III. MOTION TO WITHDRAW
In accordance with Anders, appellant's counsel has asked this Court for permission to withdraw. See Anders, 386 U.S. at 744; see also In re Schulman, 252 S.W.3d at 408 n.17 (citing Jeffrey v. State, 903 S.W.3d 776, 779-80 (Tex. App.—Dallas 1995, no pet.) ("[I]f an attorney believes the appeal is frivolous, he must withdraw from representing the appellant. To withdraw from representation, the appointed attorney must file a motion to withdraw accompanied by a brief showing the appellate court that the appeal is frivolous.") (citations omitted)). We grant counsel's motion to withdraw.

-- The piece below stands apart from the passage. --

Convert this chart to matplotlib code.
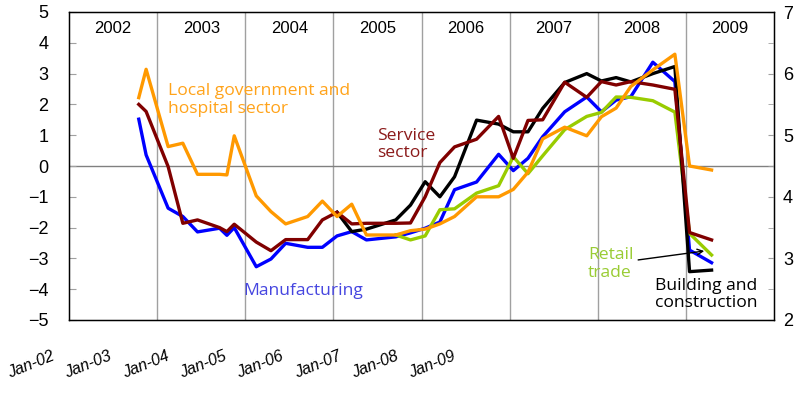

We order counsel to send a copy of this opinion and judgment to appellant, and to advise him of his right to file a petition for discretionary review, within five days of the date of this opinion. See TEX. R. APP. P. 48.4; see also In re Schulman, 252 S.w.3d at 412 n.35; Ex parte Owens, 206 S.W.3d 670, 67 (Tex. Crim. App. 2006).
No substitute counsel will be appointed. If appellant seeks further review of this case by the Texas Court of Criminal Appeals, he must either retain an attorney to file a petition for discretionary review or file a pro se petition for discretionary review. Any petition for discretionary review must be filed within thirty days from the date of either this opinion or the last timely motion for rehearing or timely motion for en banc reconsideration that was overruled by this Court. See TEX. R. APP. P. 68.2. A petition for discretionary review must be filed with the clerk of the Court of Criminal Appeals, see TEX. R. APP. P. 68.3(a), and must comply with the requirements of the Texas Rule of Appellate Procedure. See TEX. R. APP. P. 68.4.
IV. CONCLUSION
We affirm the trial court's judgment.
DORI CONTRERAS
Justice Do not publish.
TEX. R. APP. P. 47.2(b). Delivered and filed the 1st day of February, 2018.